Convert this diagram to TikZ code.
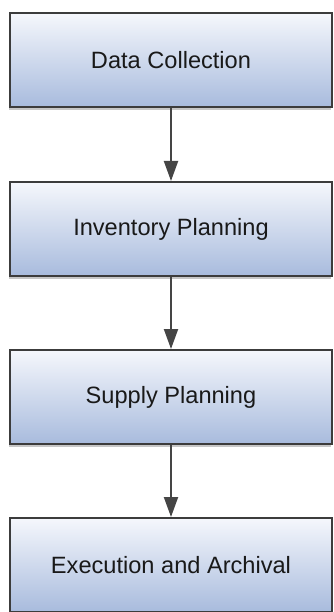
\documentclass[tikz,border=0pt]{standalone}
\usepackage{fontspec}
\setmainfont{Liberation Sans}
\usetikzlibrary{arrows.meta,shadows}
\definecolor{boxtop}{HTML}{F5F7FC}
\definecolor{boxbot}{HTML}{A8BBDD}
\definecolor{edge}{HTML}{3C3C3C}
\definecolor{arrowc}{HTML}{454545}
\tikzset{
  stagebox/.style={draw=edge, line width=2pt, top color=boxtop, bottom color=boxbot,
    minimum width=322pt, minimum height=94pt, inner sep=0pt,
    font=\fontsize{23.6}{27}\selectfont, text=black!90,
    drop shadow={shadow xshift=-1.5pt, shadow yshift=-3pt, fill=black, opacity=0.22}},
  flow/.style={draw=arrowc, line width=2pt, -{Triangle[length=20pt,width=14pt]}}
}
\begin{document}
\begin{tikzpicture}[x=1pt,y=-1pt]
\useasboundingbox (0,0) rectangle (334,612);
\node[stagebox] (a) at (171,60) {Data Collection};
\node[stagebox] (b) at (171,229) {Inventory Planning};
\node[stagebox] (c) at (171,397) {Supply Planning};
\node[stagebox] (d) at (171,565) {Execution and Archival};
\draw[flow] (a) -- (b);
\draw[flow] (b) -- (c);
\draw[flow] (c) -- (d);
\end{tikzpicture}
\end{document}
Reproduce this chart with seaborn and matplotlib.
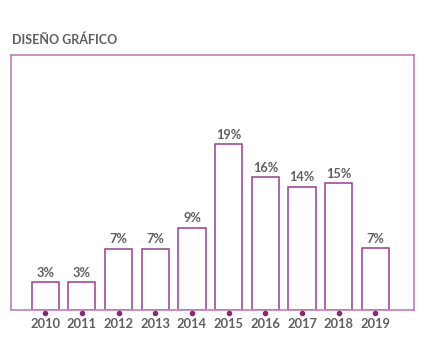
import numpy as np
import pandas as pd
import matplotlib.pyplot as plt
import seaborn as sns

# data
years = ["2010", "2011", "2012", "2013", "2014", "2015", "2016", "2017", "2018", "2019"]
heights = [3.2, 3.2, 7.0, 7.0, 9.4, 19.0, 15.2, 14.1, 14.5, 7.1]
labels = ["3%", "3%", "7%", "7%", "9%", "19%", "16%", "14%", "15%", "7%"]

df = pd.DataFrame({"year": years, "pct": heights})

sns.set_style("white")
plt.rcParams['font.family'] = ['Lato', 'DejaVu Sans']

purple = "#9b3d8c"
frame = "#c27fb5"
grey = "#5f5f5f"

fig = plt.figure(figsize=(4.25, 3.51), dpi=100)
ax = fig.add_axes([11 / 425, 1 - 310 / 351, 403 / 425, 255 / 351])

sns.barplot(data=df, x="year", y="pct", ax=ax, color="white",
            edgecolor=purple, linewidth=1.1, width=0.74)

for i, lab in enumerate(labels):
    ax.text(i, heights[i] + 0.4, lab, ha="center", va="bottom",
            fontsize=9.2, fontweight="bold", color=grey)

# small dots under each bar
ax.scatter(range(len(years)), [-0.012] * len(years), s=9, color="#8a2a6e",
           transform=ax.get_xaxis_transform(), clip_on=False, zorder=5)

ax.set_xlim(-0.93, 10.05)
ax.set_ylim(0, 29.2)
ax.set_yticks([])
ax.set_xlabel("")
ax.set_ylabel("")
ax.tick_params(axis="x", length=0, pad=6, labelsize=9.3, labelcolor=grey)
for t in ax.get_xticklabels():
    t.set_fontweight("bold")
for s in ax.spines.values():
    s.set_visible(True)
    s.set_color(frame)
    s.set_linewidth(1.2)

fig.text(12 / 425, 1 - 40 / 351, "DISEÑO GRÁFICO", fontsize=9, fontweight="bold",
         color=grey, va="center", ha="left")

fig.savefig("out.png", dpi=100, facecolor="white")
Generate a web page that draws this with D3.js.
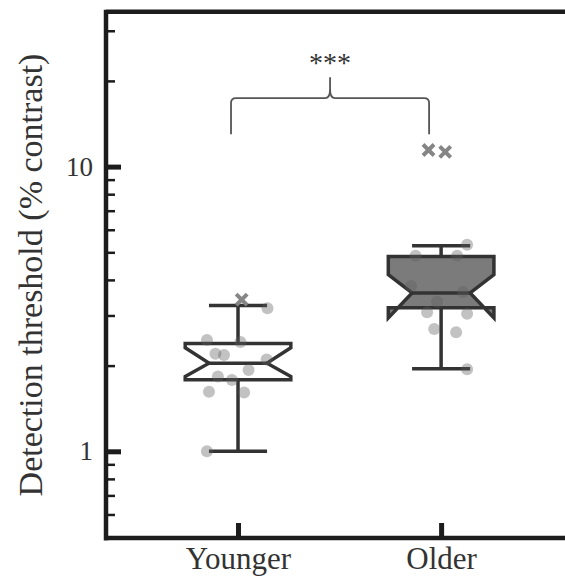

☆ ☆ ☆ ☆ ☆ ☆ ☆

*Given instruction*: Exactly as they appear, write out the lines from the one containing "Reproduce this chart" down to the one containing "ax = fig.add_axes([11", both included. Pictures are left out.

*Result of the task*:
Reproduce this chart with seaborn and matplotlib.
import numpy as np
import pandas as pd
import matplotlib.pyplot as plt
import seaborn as sns

# data
years = ["2010", "2011", "2012", "2013", "2014", "2015", "2016", "2017", "2018", "2019"]
heights = [3.2, 3.2, 7.0, 7.0, 9.4, 19.0, 15.2, 14.1, 14.5, 7.1]
labels = ["3%", "3%", "7%", "7%", "9%", "19%", "16%", "14%", "15%", "7%"]

df = pd.DataFrame({"year": years, "pct": heights})

sns.set_style("white")
plt.rcParams['font.family'] = ['Lato', 'DejaVu Sans']

purple = "#9b3d8c"
frame = "#c27fb5"
grey = "#5f5f5f"

fig = plt.figure(figsize=(4.25, 3.51), dpi=100)
ax = fig.add_axes([11 / 425, 1 - 310 / 351, 403 / 425, 255 / 351])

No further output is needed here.